I got the greatest feedback from a development director of another local non-profit who attended our last point of entry event. She was impressed with how we made a lot of nothing so moving. We are a social service agency. No cute kids, no sad puppies, or revitalized urban decay. Basically nothing to show for what we do. And our offices are, well, offices. Hardly tour-worthy. The true measure of the Benevon training is to make the story  overcome the obstacles and touch, move, and inspire your guests to engage with your mission.

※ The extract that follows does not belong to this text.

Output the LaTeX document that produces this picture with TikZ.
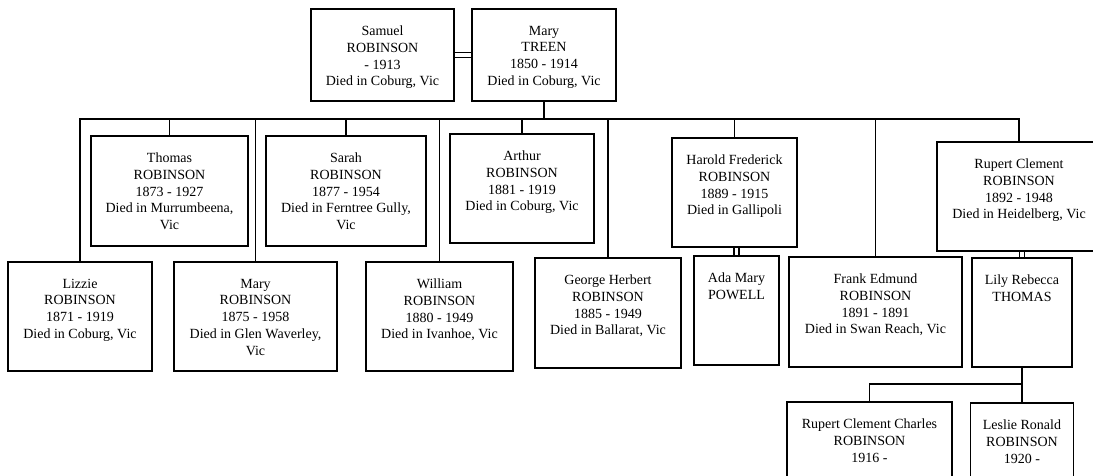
\documentclass[tikz,border=0pt]{standalone}
\usepackage{fontspec}
\setmainfont{Liberation Serif}
\usetikzlibrary{calc}

\tikzset{
    person/.style={draw, line width=1.7pt, inner sep=0pt},
    who/.style={anchor=north, align=center, inner sep=0pt, yshift=-17.5pt,
        font=\fontsize{14}{16.8}\selectfont},
    link/.style={line width=1.7pt},
    wed/.style={line width=1.6pt, double, double distance=3.2pt}
}

\begin{document}
\begin{tikzpicture}[x=1pt, y=-1pt]

    % Fix the page size
    \useasboundingbox (0,0) rectangle (1093,475);

    % Parents
    \node[person, minimum width=143pt, minimum height=92pt,
        label={[who]north:{Samuel\\ROBINSON\\- 1913\\Died in Coburg, Vic}}] (samuel) at (382.5,55) {};
    \node[person, minimum width=144pt, minimum height=92pt,
        label={[who]north:{Mary\\TREEN\\1850 - 1914\\Died in Coburg, Vic}}] (maryt) at (544,55) {};

    % Children, upper row
    \node[person, minimum width=157pt, minimum height=110pt,
        label={[who]north:{Thomas\\ROBINSON\\1873 - 1927\\Died in Murrumbeena,\\Vic}}] (thomas) at (169.5,191) {};
    \node[person, minimum width=160pt, minimum height=110pt,
        label={[who]north:{Sarah\\ROBINSON\\1877 - 1954\\Died in Ferntree Gully,\\Vic}}] (sarah) at (346,191) {};
    \node[person, minimum width=144pt, minimum height=109pt,
        label={[who]north:{Arthur\\ROBINSON\\1881 - 1919\\Died in Coburg, Vic}}] (arthur) at (522,188.5) {};
    \node[person, minimum width=125pt, minimum height=109pt,
        label={[who]north:{Harold Frederick\\ROBINSON\\1889 - 1915\\Died in Gallipoli}}] (harold) at (734.5,192.5) {};
    \node[person, minimum width=164pt, minimum height=109pt,
        label={[who]north:{Rupert Clement\\ROBINSON\\1892 - 1948\\Died in Heidelberg, Vic}}] (rupert) at (1019,196.5) {};

    % Children, lower row
    \node[person, minimum width=144pt, minimum height=109pt,
        label={[who]north:{Lizzie\\ROBINSON\\1871 - 1919\\Died in Coburg, Vic}}] (lizzie) at (80,316.5) {};
    \node[person, minimum width=163pt, minimum height=109pt,
        label={[who]north:{Mary\\ROBINSON\\1875 - 1958\\Died in Glen Waverley,\\Vic}}] (maryr) at (255.5,316.5) {};
    \node[person, minimum width=147pt, minimum height=109pt,
        label={[who]north:{William\\ROBINSON\\1880 - 1949\\Died in Ivanhoe, Vic}}] (william) at (439.5,316.5) {};
    \node[person, minimum width=146pt, minimum height=110pt,
        label={[who]north:{George Herbert\\ROBINSON\\1885 - 1949\\Died in Ballarat, Vic}}] (george) at (608,313) {};
    \node[person, minimum width=173pt, minimum height=110pt,
        label={[who]north:{Frank Edmund\\ROBINSON\\1891 - 1891\\Died in Swan Reach, Vic}}] (frank) at (875.5,312) {};

    % Spouses
    \node[person, minimum width=85pt, minimum height=109pt,
        label={[who]north:{Ada Mary\\POWELL}}] (ada) at (736.5,310.5) {};
    \node[person, minimum width=100pt, minimum height=109pt,
        label={[who]north:{Lily Rebecca\\THOMAS}}] (lily) at (1022,312.5) {};

    % Grandchildren
    \node[person, minimum width=165pt, minimum height=110pt,
        label={[who]north:{Rupert Clement Charles\\ROBINSON\\1916 -}}] (rcc) at (869.5,457) {};
    \node[person, minimum width=103pt, minimum height=110pt,
        label={[who]north:{Leslie Ronald\\ROBINSON\\1920 -}}] (leslie) at (1022,458) {};

    % Marriages
    \draw[wed] (samuel.east) -- (maryt.west);
    \draw[wed] (ada.north) -- (ada.north |- harold.south);
    \draw[wed] (lily.north) -- (lily.north |- rupert.south);

    % Sibling bar
    \coordinate (bar) at (544,119);
    \draw[link] (maryt.south) -- (bar);
    \draw[link] (lizzie.north) -- (lizzie.north |- bar) -- (rupert.north |- bar) -- (rupert.north);
    \foreach \kid in {thomas, maryr, sarah, william, arthur, george, harold, frank}
        \draw[link] (\kid.north) -- (\kid.north |- bar);

    % Rupert's children
    \coordinate (kids) at (1022,384);
    \draw[link] (lily.south) -- (leslie.north);
    \draw[link] (kids) -| (rcc.north);

\end{tikzpicture}
\end{document}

The talking head is my new best friend.  A video of a family member talking about how her dad benefits from our Friendly Visitor program, which sounds like a nice old lady delivering muffins. He gets a ride to temple every Friday night with a family we matched him with.  Nice, but so what. Until you hear the back story.  He almost died after accidentally leaving the car running in the garage at his home thousands of miles away. She uprooted him to a local assisted living facility. The loss of independence, loneliness, and the change in parent/child dynamics were overwhelming for the whole family. These outings have given him independence, new relationships, and kept him connected to the community. She believes he would be “further down the road in dementia” had it not been for the connectivity he now enjoys and she is relieved at his improved quality of life.

Our story is not the outcome–the ride–but the work of an exceptional staff member who figured out what could make his life meaningful again and came up with how to make it happen.